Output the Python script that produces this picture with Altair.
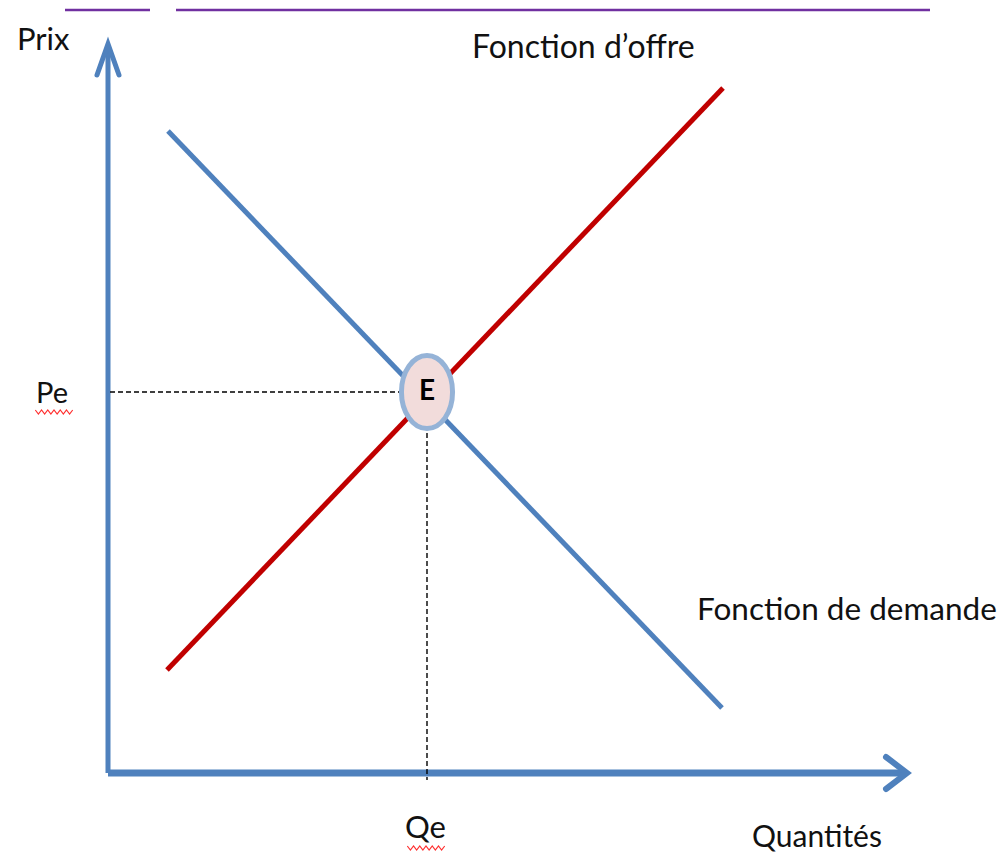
import altair as alt
import pandas as pd

# ---- data (quantity / price units, origin at the axes intersection) ----
demand_q = [6.0, 61.4]
demand_p = [64.2, 6.5]
supply_q = [5.9, 61.5]
supply_p = [10.3, 68.5]
qe = 31.9
pe = 38.1

axis_q = [0.0, 0.0, 79.7]
axis_p = [72.8, 0.0, 0.0]
arrow_y_q = [-1.1, 0.0, 1.1]
arrow_y_p = [69.8, 72.9, 69.8]
arrow_x_q = [77.8, 79.9, 77.8]
arrow_x_p = [1.6, 0.0, -1.6]

label_text = ["Prix", "Fonction d\u2019offre", "Pe", "Fonction de demande", "Qe", "Quantit\u00e9s"]
label_q = [-9.1, 36.4, -7.2, 58.9, 29.7, 64.4]
label_p = [72.3, 71.5, 37.0, 15.3, -6.5, -7.4]
label_size = [31, 32, 29, 31.5, 31, 30]

squiggle_q = [-5.4, 31.8]
squiggle_p = [36.3, -7.3]

purple_q1 = [-4.3, 4.2]
purple_q2 = [6.8, 82.2]
purple_p = 76.3

FONT = "Lato"
BLUE = "#4F81BD"
RED = "#C00000"

xs = alt.Scale(domain=[-10, 89], nice=False, zero=False)
ys = alt.Scale(domain=[-8, 76.5], nice=False, zero=False)


def X(field="q"):
    return alt.X(f"{field}:Q", scale=xs, axis=None)


def Y(field="p"):
    return alt.Y(f"{field}:Q", scale=ys, axis=None)


def seg(qs, ps):
    return pd.DataFrame({"q": qs, "p": ps, "o": list(range(len(qs)))})


def line(df, color, width, dash=None, cap="butt"):
    kw = dict(color=color, strokeWidth=width, strokeCap=cap, strokeJoin="miter", clip=False)
    if dash:
        kw["strokeDash"] = dash
    return alt.Chart(df).mark_line(**kw).encode(x=X(), y=Y(), order="o:Q")


layers = []
# purple artefact lines at the very top
layers.append(line(seg(purple_q1, [purple_p, purple_p]), "#7030A0", 2.5))
layers.append(line(seg(purple_q2, [purple_p, purple_p]), "#7030A0", 2.5))
# axes
layers.append(line(seg(axis_q[:2], axis_p[:2]), BLUE, 5))
layers.append(line(seg(axis_q[1:], axis_p[1:]), BLUE, 7))
layers.append(line(seg(arrow_y_q, arrow_y_p), BLUE, 5, cap="round"))
layers.append(line(seg(arrow_x_q, arrow_x_p), BLUE, 6, cap="round"))
# dashed guides
layers.append(line(seg([0.2, 29.2], [pe, pe]), "black", 1.4, dash=[5, 3]))
layers.append(line(seg([qe, qe], [34.0, -0.7]), "black", 1.4, dash=[5, 3]))
# curves
layers.append(line(seg(supply_q, supply_p), RED, 5))
layers.append(line(seg(demand_q, demand_p), BLUE, 5))

# equilibrium ellipse
ELLIPSE = ("M0,-1 C0.387,-1 0.70,-0.5523 0.70,0 C0.70,0.5523 0.387,1 0,1 "
           "C-0.387,1 -0.70,0.5523 -0.70,0 C-0.70,-0.5523 -0.387,-1 0,-1 Z")
eq_df = pd.DataFrame({"q": [qe], "p": [pe], "t": ["E"]})
layers.append(
    alt.Chart(eq_df).mark_point(shape=ELLIPSE, size=5329, filled=True, fill="#F2DCDB",
                                stroke="#95B3D7", strokeWidth=5, opacity=1, clip=False)
    .encode(x=X(), y=Y())
)
layers.append(
    alt.Chart(eq_df).mark_text(font=FONT, fontSize=28, fontWeight="bold", color="black",
                               align="center", baseline="middle", clip=False)
    .encode(x=X(), y=Y(), text="t:N")
)

# labels
lab_df = pd.DataFrame({"q": label_q, "p": label_p, "t": label_text, "s": label_size})
layers.append(
    alt.Chart(lab_df).mark_text(font=FONT, color="#111111", align="left",
                                baseline="alphabetic", clip=False)
    .encode(x=X(), y=Y(), text="t:N", size=alt.Size("s:Q", scale=None, legend=None))
)

# red spell-check squiggles under Pe and Qe
ZIG = ("M-1,0 L-0.8333,0.22 L-0.6667,0 L-0.5,0.22 L-0.3333,0 L-0.1667,0.22 L0,0 "
       "L0.1667,0.22 L0.3333,0 L0.5,0.22 L0.6667,0 L0.8333,0.22 L1,0")
sq_df = pd.DataFrame({"q": squiggle_q, "p": squiggle_p})
layers.append(
    alt.Chart(sq_df).mark_point(shape=ZIG, size=1400, filled=False, stroke="#FF3030",
                                strokeWidth=1.2, opacity=1, clip=False)
    .encode(x=X(), y=Y())
)

chart = alt.layer(*layers).properties(
    width=990, height=845, autosize="none", padding=0
).configure_view(stroke=None)

chart.save("out.html", embed_options={"renderer": "svg", "actions": False})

:::

_TASK DIRECTIONS_.
Transcribe the preceding listing in its entirety and with exact wording, leaving out pictures.

_EXERCISE ANSWER_.
Output the Python script that produces this picture with Altair.
import altair as alt
import pandas as pd

# ---- data (quantity / price units, origin at the axes intersection) ----
demand_q = [6.0, 61.4]
demand_p = [64.2, 6.5]
supply_q = [5.9, 61.5]
supply_p = [10.3, 68.5]
qe = 31.9
pe = 38.1

axis_q = [0.0, 0.0, 79.7]
axis_p = [72.8, 0.0, 0.0]
arrow_y_q = [-1.1, 0.0, 1.1]
arrow_y_p = [69.8, 72.9, 69.8]
arrow_x_q = [77.8, 79.9, 77.8]
arrow_x_p = [1.6, 0.0, -1.6]

label_text = ["Prix", "Fonction d\u2019offre", "Pe", "Fonction de demande", "Qe", "Quantit\u00e9s"]
label_q = [-9.1, 36.4, -7.2, 58.9, 29.7, 64.4]
label_p = [72.3, 71.5, 37.0, 15.3, -6.5, -7.4]
label_size = [31, 32, 29, 31.5, 31, 30]

squiggle_q = [-5.4, 31.8]
squiggle_p = [36.3, -7.3]

purple_q1 = [-4.3, 4.2]
purple_q2 = [6.8, 82.2]
purple_p = 76.3

FONT = "Lato"
BLUE = "#4F81BD"
RED = "#C00000"

xs = alt.Scale(domain=[-10, 89], nice=False, zero=False)
ys = alt.Scale(domain=[-8, 76.5], nice=False, zero=False)


def X(field="q"):
    return alt.X(f"{field}:Q", scale=xs, axis=None)


def Y(field="p"):
    return alt.Y(f"{field}:Q", scale=ys, axis=None)


def seg(qs, ps):
    return pd.DataFrame({"q": qs, "p": ps, "o": list(range(len(qs)))})


def line(df, color, width, dash=None, cap="butt"):
    kw = dict(color=color, strokeWidth=width, strokeCap=cap, strokeJoin="miter", clip=False)
    if dash:
        kw["strokeDash"] = dash
    return alt.Chart(df).mark_line(**kw).encode(x=X(), y=Y(), order="o:Q")


layers = []
# purple artefact lines at the very top
layers.append(line(seg(purple_q1, [purple_p, purple_p]), "#7030A0", 2.5))
layers.append(line(seg(purple_q2, [purple_p, purple_p]), "#7030A0", 2.5))
# axes
layers.append(line(seg(axis_q[:2], axis_p[:2]), BLUE, 5))
layers.append(line(seg(axis_q[1:], axis_p[1:]), BLUE, 7))
layers.append(line(seg(arrow_y_q, arrow_y_p), BLUE, 5, cap="round"))
layers.append(line(seg(arrow_x_q, arrow_x_p), BLUE, 6, cap="round"))
# dashed guides
layers.append(line(seg([0.2, 29.2], [pe, pe]), "black", 1.4, dash=[5, 3]))
layers.append(line(seg([qe, qe], [34.0, -0.7]), "black", 1.4, dash=[5, 3]))
# curves
layers.append(line(seg(supply_q, supply_p), RED, 5))
layers.append(line(seg(demand_q, demand_p), BLUE, 5))

# equilibrium ellipse
ELLIPSE = ("M0,-1 C0.387,-1 0.70,-0.5523 0.70,0 C0.70,0.5523 0.387,1 0,1 "
           "C-0.387,1 -0.70,0.5523 -0.70,0 C-0.70,-0.5523 -0.387,-1 0,-1 Z")
eq_df = pd.DataFrame({"q": [qe], "p": [pe], "t": ["E"]})
layers.append(
    alt.Chart(eq_df).mark_point(shape=ELLIPSE, size=5329, filled=True, fill="#F2DCDB",
                                stroke="#95B3D7", strokeWidth=5, opacity=1, clip=False)
    .encode(x=X(), y=Y())
)
layers.append(
    alt.Chart(eq_df).mark_text(font=FONT, fontSize=28, fontWeight="bold", color="black",
                               align="center", baseline="middle", clip=False)
    .encode(x=X(), y=Y(), text="t:N")
)

# labels
lab_df = pd.DataFrame({"q": label_q, "p": label_p, "t": label_text, "s": label_size})
layers.append(
    alt.Chart(lab_df).mark_text(font=FONT, color="#111111", align="left",
                                baseline="alphabetic", clip=False)
    .encode(x=X(), y=Y(), text="t:N", size=alt.Size("s:Q", scale=None, legend=None))
)

# red spell-check squiggles under Pe and Qe
ZIG = ("M-1,0 L-0.8333,0.22 L-0.6667,0 L-0.5,0.22 L-0.3333,0 L-0.1667,0.22 L0,0 "
       "L0.1667,0.22 L0.3333,0 L0.5,0.22 L0.6667,0 L0.8333,0.22 L1,0")
sq_df = pd.DataFrame({"q": squiggle_q, "p": squiggle_p})
layers.append(
    alt.Chart(sq_df).mark_point(shape=ZIG, size=1400, filled=False, stroke="#FF3030",
                                strokeWidth=1.2, opacity=1, clip=False)
    .encode(x=X(), y=Y())
)

chart = alt.layer(*layers).properties(
    width=990, height=845, autosize="none", padding=0
).configure_view(stroke=None)

chart.save("out.html", embed_options={"renderer": "svg", "actions": False})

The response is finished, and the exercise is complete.